Once in a while however, you find yourself holding space for someone who seems to be emptying your cup more times than they fill it. Recognizing this in itself can take time, finding the root cause may be both difficult in uncovering as well as accepting. It's definitely rough territory when you are exhausting yourself supporting others who seem to take more than they give. I've never been a fan of the whole "if you aren't helping me, you're hurting me" type logic, in the sense that unless you surround yourself with people who will always be giving to you, then they aren't worth your time. It's unrealistic and quite egotistical to live life with your nose so high in the sky you become ignorant to the fact everyone is somewhere in their journey, and everyone's journey contains pain. Of course we are all working on becoming better, some more intentional than others, and so I caution you to be mindful with who you hold space for. I'm certainly not recommending you to cut all ties with the friends and family that seem to suck you dry every chance they get (things will not always be balanced, and there will be times you give and support more than you receive- I'm more touching base on a consistent theme), but I am encouraging you to be practical and conscious with who you continue to hold space for. Just a simple push to reevaluate and question how your time and energy is dispersed.
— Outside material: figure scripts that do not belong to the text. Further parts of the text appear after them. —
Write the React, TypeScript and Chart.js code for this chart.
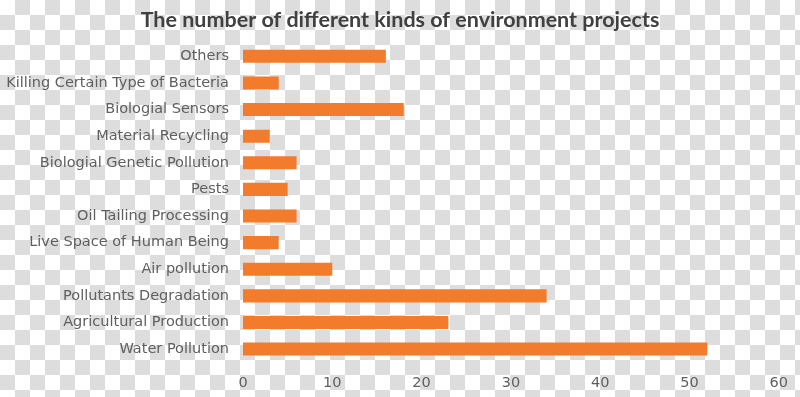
import React, { useEffect, useRef } from "react";
import { Chart, registerables } from "chart.js";

Chart.register(...registerables);

const categories = [
  "Others",
  "Killing Certain Type of Bacteria",
  "Biologial Sensors",
  "Material Recycling",
  "Biologial Genetic Pollution",
  "Pests",
  "Oil Tailing Processing",
  "Live Space of Human Being",
  "Air pollution",
  "Pollutants Degradation",
  "Agricultural Production",
  "Water Pollution",
];

const projectCounts = [16, 4, 18, 3, 6, 5, 6, 4, 10, 34, 23, 52];

const xTicks = [0, 10, 20, 30, 40, 50, 60];

const titleText = "The number of different kinds of environment projects";

const labelFont = "'DejaVu Sans', sans-serif";

const checkerPlugin = {
  id: "checker",
  beforeDraw(chart: any) {
    const { ctx, width, height } = chart;
    const s = 15;
    ctx.save();
    ctx.fillStyle = "#ffffff";
    ctx.fillRect(0, 0, width, height);
    ctx.fillStyle = "#dddddd";
    for (let r = 0; r * s < height; r++) {
      for (let c = 0; c * s < width; c++) {
        if ((r + c) % 2 === 1) ctx.fillRect(c * s, r * s, s, s);
      }
    }
    ctx.restore();
  },
};

// centre the title across the full canvas width
const titleCenterPlugin = {
  id: "titleCenter",
  afterLayout(chart: any) {
    const tb = chart.titleBlock;
    if (tb) {
      tb.left = 0;
      tb.right = chart.width;
      tb.width = chart.width;
    }
  },
};

export default function App() {
  const ref = useRef<HTMLCanvasElement | null>(null);

  useEffect(() => {
    document.body.style.margin = "0";
    const canvas = ref.current;
    if (!canvas) return;
    const chart = new Chart(canvas, {
      type: "bar",
      data: {
        labels: categories,
        datasets: [
          {
            data: projectCounts,
            backgroundColor: "#F27B2C",
            borderWidth: 0,
            barPercentage: 0.49,
            categoryPercentage: 1,
          },
        ],
      },
      plugins: [checkerPlugin, titleCenterPlugin],
      options: {
        indexAxis: "y",
        animation: false,
        responsive: false,
        maintainAspectRatio: false,
        layout: { padding: { top: 0, right: 18, bottom: 0, left: 0 } },
        plugins: {
          legend: { display: false },
          tooltip: { enabled: false },
          title: {
            display: true,
            text: titleText,
            color: "#404040",
            font: { family: "Lato, 'Open Sans', sans-serif", size: 21.5, weight: "bold" },
            padding: { top: 7.6, bottom: 9.6 },
          },
        },
        scales: {
          x: {
            min: 0,
            max: 60,
            afterBuildTicks: (scale: any) => {
              scale.ticks = xTicks.map((v) => ({ value: v }));
            },
            afterFit: (scale: any) => {
              scale.height = 34.6;
            },
            grid: { display: false, drawTicks: false },
            border: { display: false },
            ticks: {
              color: "#5f5f5f",
              padding: 12,
              font: { family: labelFont, size: 14.5 },
            },
          },
          y: {
            afterFit: (scale: any) => {
              scale.width = 243;
            },
            grid: { display: false, drawTicks: false },
            border: { display: false },
            ticks: {
              color: "#5f5f5f",
              padding: 14,
              font: { family: labelFont, size: 14.5 },
            },
          },
        },
      },
    });
    return () => chart.destroy();
  }, []);

  return (
    <div style={{ width: 800, height: 397 }}>
      <canvas ref={ref} width={800} height={397} style={{ display: "block" }} />
    </div>
  );
}
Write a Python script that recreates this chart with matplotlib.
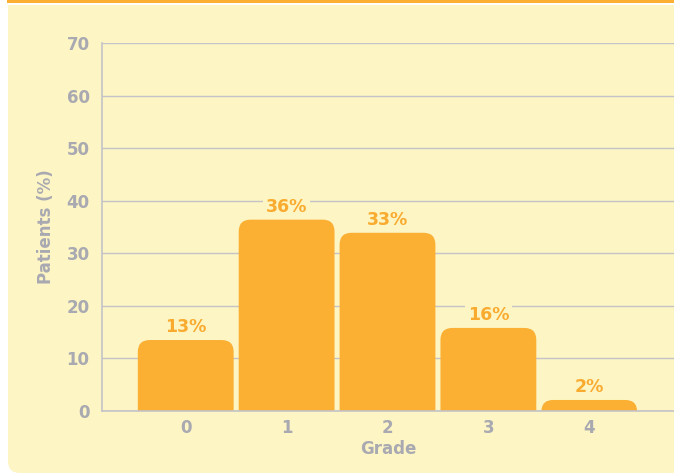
import matplotlib.pyplot as plt
from matplotlib.patches import FancyBboxPatch, Rectangle

grades = ["0", "1", "2", "3", "4"]
patients = [13.5, 36.4, 33.9, 15.8, 2.1]
labels = ["13%", "36%", "33%", "16%", "2%"]
yticks = [0, 10, 20, 30, 40, 50, 60, 70]

bar_col = "#fbb034"
lab_col = "#f9ab2f"
bg_col = "#fdf5c4"
grey = "#a9a9b1"
grid_col = "#c3c3c9"

plt.rcParams["font.family"] = ["DejaVu Sans"]
W, H = 674, 475
fig = plt.figure(figsize=(W / 100, H / 100), dpi=100)
fig.patch.set_facecolor("white")

# panneau jaune avec coin arrondi en bas a gauche seulement
panel = FancyBboxPatch((8 / W, 2 / H), 1.2, 1 - 7 / H,
                       boxstyle="round,pad=0,rounding_size=%f" % (12 / W),
                       mutation_aspect=W / H,
                       transform=fig.transFigure, facecolor=bg_col,
                       edgecolor="none", zorder=-2)
fig.patches.append(panel)
fig.patches.append(Rectangle((8 / W, 0.5), 1, 0.5 - 5 / H, transform=fig.transFigure,
                             facecolor=bg_col, edgecolor="none", zorder=-2))
fig.patches.append(Rectangle((7 / W, 1 - 3 / H), 1, 3 / H, transform=fig.transFigure,
                             facecolor=bar_col, edgecolor="none", zorder=-2))

ax = fig.add_axes([102 / W, 1 - 411 / H, 1 - 102 / W, 368 / H])
ax.set_facecolor("none")

x = list(range(len(grades)))
bars = ax.bar(x, patients, width=0.95, color=bar_col, zorder=3)

# remplacer les rectangles par des barres aux coins arrondis
xpx = 101.0
ypx = 368 / 70
r = 12
for b in bars:
    b.set_visible(False)
    p = FancyBboxPatch((b.get_x(), -r / ypx), b.get_width(), b.get_height() + r / ypx,
                       boxstyle="round,pad=0,rounding_size=%f" % (r / xpx),
                       mutation_aspect=xpx / ypx, facecolor=bar_col,
                       edgecolor="none", zorder=3, clip_on=True)
    ax.add_patch(p)

for xi, v, lab in zip(x, patients, labels):
    ax.text(xi, v + 13 / ypx, lab, ha="center", va="center", color=lab_col,
            fontsize=12.5, fontweight="bold", zorder=4,
            bbox=dict(facecolor=bg_col, edgecolor="none", pad=2))

ax.set_xlim(-0.83, 4.84)
ax.set_ylim(0, 70)
ax.set_yticks(yticks)
ax.set_xticks(x)
ax.set_xticklabels(grades)
ax.grid(axis="y", color=grid_col, lw=1, zorder=1)
ax.set_axisbelow(True)
for s in ["top", "right"]:
    ax.spines[s].set_visible(False)
for s in ["left", "bottom"]:
    ax.spines[s].set_color(grid_col)
    ax.spines[s].set_linewidth(1.2)
    ax.spines[s].set_zorder(5)
ax.tick_params(axis="x", length=0, colors=grey, labelsize=12, pad=6)
ax.tick_params(axis="y", length=0, colors=grey, labelsize=12, pad=9)
for t in ax.get_xticklabels() + ax.get_yticklabels():
    t.set_fontweight("bold")
ax.set_xlabel("Grade", color=grey, fontsize=12, fontweight="bold", labelpad=2)
ax.set_ylabel("Patients (%)", color=grey, fontsize=12, fontweight="bold", labelpad=8)

fig.savefig("out.png", dpi=100, facecolor=fig.get_facecolor())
Holding space can only be done well if you are also holding space for yourself. It can take time and practice to learn where your boundaries lay, and needs are. You know when you're on an airplane (really think pre-covid life... haha an airplane? What's that?) we hear the flight attendants sharing some variation of the oxygen mask rule: 'should the cabin lose pressure, oxygen masks will drop from the overhead area. Please place the mask over your own mouth and nose before assisting others.' Of course, these are steps to take in an emergency on board, but we can surely adapt the same logic when we find ourselves in a circumstance where we are having to be present in emotional vulnerability. Holding space for yourself will ensure you can effectively hold space for others. That can look like providing yourself with opportunities for self-reflection, check-ins, readjustments, recovery and recharge. When this happens you are far more open when holding space for others. When you find yourself struggling with balancing yourself and others, you may feel resentment, heavy from others burdens, burnt out, fatigued (in all senses), and even become apathetic. These are clear warnings that you've lost fundamental balance between holding space for yourself and overloading for others. 2019 in particular called for an incredible amount of support and co-dependancy to make it through the year (and still), so if you are finding yourself tapped out on the weight of others, I encourage you to take some time to recover. Clear your mind, drink some water, practice some deep breathing and reset yourself to be in a better space- whatever that looks like for you- to regain some balance.

I will say, it can be difficult at first figuring out where and why you may be feeling emotionally exhausted. And once you practice taking those steps, you will begin living more intuitively to the emotional baggage you carry for others (and yourself). Let me be clear, holding space for others is an honour. And one that, if you aren't careful, can offset your balance. So I will leave you with this, if someone seeks a place in your mind and heart, what a privilege it is for you both. Connection, intimacy and community are all beautiful by-products of holding space for others. Be patient, be mindful and be honest. If you do, I promise you will feel lighter, stronger and more supported. It truly takes a village, and when you choose to be a part of that village the benefits are endless.